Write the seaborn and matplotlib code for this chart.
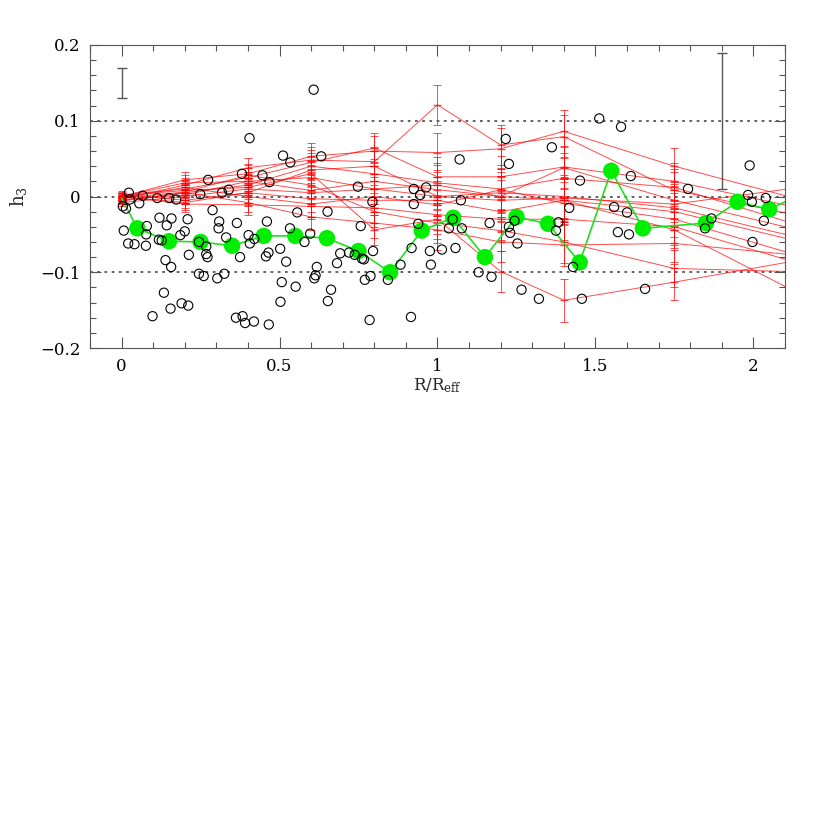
import matplotlib
matplotlib.use("Agg")
import matplotlib.pyplot as plt
import seaborn as sns
import numpy as np
import pandas as pd
from matplotlib.ticker import MultipleLocator

sns.set_style("ticks")
plt.rcParams['font.family'] = ['DejaVu Serif']
plt.rcParams['mathtext.fontset'] = 'dejavuserif'
plt.rcParams['axes.edgecolor'] = '#555555'
plt.rcParams['xtick.color'] = '#555555'
plt.rcParams['ytick.color'] = '#555555'
plt.rcParams['xtick.labelcolor'] = 'black'
plt.rcParams['ytick.labelcolor'] = 'black'

# individual long-slit points (open circles)
circ_r = [0.023, 0.026, 0.067, 0.056, 0.113, 0.151, 0.173, 0.004, 0.014, 0.12, 0.158, 0.143, 0.08,
          0.007, 0.078, 0.2, 0.186, 0.209, 0.118, 0.127, 0.021, 0.041, 0.077, 0.213, 0.139, 0.157,
          0.245, 0.26, 0.134, 0.155, 0.19, 0.211, 0.098, 0.274, 0.249, 0.288, 0.309, 0.307, 0.331,
          0.268, 0.268, 0.272, 0.303, 0.325, 0.318, 0.339, 0.245,
          0.608, 0.405, 0.511, 0.534, 0.632, 0.381, 0.446, 0.468, 0.748, 0.556, 0.652, 0.757, 0.365,
          0.46, 0.533, 0.597, 0.402, 0.406, 0.42, 0.579, 0.375, 0.465, 0.457, 0.502, 0.521, 0.692,
          0.72, 0.738, 0.761, 0.682, 0.618, 0.614, 0.61, 0.507, 0.551, 0.663, 0.653, 0.503, 0.362,
          0.383, 0.391, 0.419, 0.466,
          1.07, 0.925, 0.964, 0.945, 0.925, 1.074, 0.794, 0.939, 1.036, 1.077, 1.165, 1.048, 0.796,
          0.767, 0.918, 0.976, 1.014, 1.057, 0.883, 0.979, 0.77, 0.788, 0.843, 1.13, 1.171, 0.785,
          0.916,
          1.512, 1.581, 1.216, 1.362, 1.226, 1.451, 1.612, 1.417, 1.559, 1.6, 1.244, 1.226, 1.23,
          1.383, 1.375, 1.253, 1.571, 1.606, 1.429, 1.266, 1.321, 1.457,
          1.988, 1.793, 1.983, 1.995, 2.039, 1.867, 1.847, 2.033, 1.997, 1.657]
circ_h = [0.005, -0.004, 0.001, -0.009, -0.002, -0.002, -0.004, -0.013, -0.016, -0.028, -0.029, -0.038, -0.039,
          -0.045, -0.05, -0.046, -0.051, -0.03, -0.057, -0.058, -0.062, -0.063, -0.065, -0.077, -0.084, -0.093,
          -0.102, -0.105, -0.127, -0.148, -0.141, -0.144, -0.158, 0.022, 0.003, -0.018, -0.033, -0.042, -0.054,
          -0.066, -0.076, -0.08, -0.108, -0.102, 0.005, 0.009, -0.06,
          0.141, 0.077, 0.054, 0.045, 0.053, 0.030, 0.028, 0.019, 0.013, -0.021, -0.020, -0.039, -0.035,
          -0.033, -0.042, -0.049, -0.051, -0.062, -0.056, -0.06, -0.08, -0.074, -0.079, -0.069, -0.086, -0.075,
          -0.074, -0.077, -0.082, -0.088, -0.093, -0.104, -0.108, -0.113, -0.119, -0.123, -0.138, -0.139, -0.16,
          -0.158, -0.167, -0.165, -0.169,
          0.049, 0.01, 0.012, 0.002, -0.010, -0.005, -0.007, -0.036, -0.042, -0.042, -0.035, -0.030, -0.072,
          -0.083, -0.068, -0.072, -0.07, -0.068, -0.09, -0.09, -0.11, -0.105, -0.11, -0.10, -0.106, -0.163,
          -0.159,
          0.103, 0.092, 0.076, 0.065, 0.043, 0.021, 0.027, -0.015, -0.014, -0.021, -0.032, -0.040, -0.048,
          -0.034, -0.045, -0.062, -0.047, -0.05, -0.093, -0.123, -0.135, -0.135,
          0.041, 0.01, 0.002, -0.007, -0.002, -0.029, -0.042, -0.032, -0.06, -0.122]

# binned mean (green)
mean_r = [0.0, 0.05, 0.15, 0.25, 0.35, 0.45, 0.55, 0.65, 0.75, 0.85, 0.95, 1.05, 1.15, 1.25,
          1.35, 1.45, 1.55, 1.65, 1.85, 1.95, 2.05, 2.15]
mean_h = [-0.002, -0.042, -0.059, -0.060, -0.065, -0.052, -0.052, -0.055, -0.072, -0.100, -0.045,
          -0.028, -0.080, -0.027, -0.036, -0.087, 0.034, -0.042, -0.035, -0.007, -0.017, 0.003]

# individual galaxy profiles (red)
prof_r = [0.0, 0.2, 0.4, 0.6, 0.8, 1.0, 1.2, 1.4, 1.75, 2.2]
prof_err = [0.004, 0.010, 0.013, 0.017, 0.020, 0.026, 0.027, 0.028, 0.024, 0.030]
profiles = [
    [0.000, 0.022, 0.030, 0.053, 0.060, 0.058, 0.063, 0.086, 0.040, -0.010],
    [-0.003, 0.015, 0.038, 0.048, 0.046, 0.121, 0.068, 0.079, 0.008, -0.030],
    [0.002, 0.010, 0.025, 0.045, 0.064, 0.026, 0.026, 0.039, 0.020, -0.020],
    [-0.005, 0.005, 0.015, 0.040, 0.030, 0.018, 0.010, 0.024, 0.012, -0.045],
    [0.000, 0.018, 0.020, 0.008, 0.020, 0.009, 0.000, 0.038, -0.005, -0.050],
    [-0.008, 0.000, 0.010, 0.005, 0.010, 0.000, 0.005, 0.000, -0.015, -0.060],
    [0.003, -0.005, 0.005, -0.003, -0.005, -0.005, -0.020, -0.005, -0.020, -0.065],
    [-0.002, 0.012, 0.000, -0.010, 0.000, -0.011, 0.009, -0.009, -0.030, -0.085],
    [0.000, -0.010, -0.011, -0.013, -0.015, -0.024, -0.030, -0.030, -0.040, -0.095],
    [-0.006, 0.005, -0.008, -0.027, -0.035, -0.044, -0.060, -0.064, -0.062, -0.080],
    [0.001, 0.008, 0.012, 0.030, -0.044, -0.030, -0.099, -0.137, -0.113, -0.080],
    [-0.004, 0.002, 0.020, 0.025, 0.010, 0.015, 0.000, -0.005, -0.044, -0.140],
    [0.000, -0.008, 0.005, 0.035, 0.040, 0.000, -0.005, -0.002, -0.010, 0.015],
    [-0.002, 0.006, 0.028, 0.015, -0.020, -0.035, -0.045, -0.060, -0.095, -0.100],
]

# typical error bars (black)
typ_r = [0.0, 1.9]
typ_h = [0.15, 0.10]
typ_err = [0.02, 0.09]

fig = plt.figure(figsize=(8.3, 8.3), dpi=100)
ax = fig.add_axes([0.1084, 0.5807, 0.8374, 0.3651])

for yy in [0.1, 0.0, -0.1]:
    ax.axhline(yy, color='#555555', lw=1.3, ls=(0, (1.5, 2.5)), zorder=1)

for prof in profiles:
    ax.errorbar(prof_r, prof, yerr=prof_err, color='red', lw=0.7, elinewidth=0.7,
                capsize=3, capthick=0.7, marker='_', ms=6, alpha=0.7, zorder=2)

ax.errorbar(typ_r, typ_h, yerr=typ_err, fmt='none', ecolor='#555555', elinewidth=1,
            capsize=3.5, capthick=1, zorder=2)

mean_df = pd.DataFrame({'r': mean_r, 'h': mean_h})
sns.lineplot(data=mean_df, x='r', y='h', sort=False, color='#22dd22', lw=1.2, ax=ax, zorder=3)
sns.scatterplot(data=mean_df.iloc[1:-1], x='r', y='h', color='#00ee00', s=140,
                edgecolor='none', ax=ax, zorder=3)

circ_df = pd.DataFrame({'r': circ_r, 'h': circ_h})
sns.scatterplot(data=circ_df, x='r', y='h', facecolor='none', edgecolor='black', s=44,
                linewidth=0.8, ax=ax, zorder=4)

ax.set_xlim(-0.1, 2.1)
ax.set_ylim(-0.2, 0.2)
ax.set_xticks([0, 0.5, 1, 1.5, 2])
ax.set_xticklabels(['0', '0.5', '1', '1.5', '2'])
ax.set_yticks([-0.2, -0.1, 0, 0.1, 0.2])
ax.set_yticklabels(['\u22120.2', '\u22120.1', '0', '0.1', '0.2'])
ax.xaxis.set_minor_locator(MultipleLocator(0.1))
ax.yaxis.set_minor_locator(MultipleLocator(0.02))
ax.tick_params(which='both', direction='in', top=True, right=True, labelsize=12, width=0.8)
ax.tick_params(which='major', length=8, pad=7)
ax.tick_params(which='minor', length=4)
for sp in ax.spines.values():
    sp.set_linewidth(0.8)

ax.set_xlabel(r'$\mathrm{R/R_{eff}}$', fontsize=12, labelpad=1)
ax.set_ylabel(r'$\mathrm{h_3}$', fontsize=13, labelpad=8)

plt.savefig('out.png', dpi=100)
+ + + +
Exercise brief: Skip the pictures and restate exactly the lines from the beginning of the listing to the line with "plt.rcParams['ytick.labelcolor'] = 'black'", that line included.

Solution for this exercise:
Write the seaborn and matplotlib code for this chart.
import matplotlib
matplotlib.use("Agg")
import matplotlib.pyplot as plt
import seaborn as sns
import numpy as np
import pandas as pd
from matplotlib.ticker import MultipleLocator

sns.set_style("ticks")
plt.rcParams['font.family'] = ['DejaVu Serif']
plt.rcParams['mathtext.fontset'] = 'dejavuserif'
plt.rcParams['axes.edgecolor'] = '#555555'
plt.rcParams['xtick.color'] = '#555555'
plt.rcParams['ytick.color'] = '#555555'
plt.rcParams['xtick.labelcolor'] = 'black'
plt.rcParams['ytick.labelcolor'] = 'black'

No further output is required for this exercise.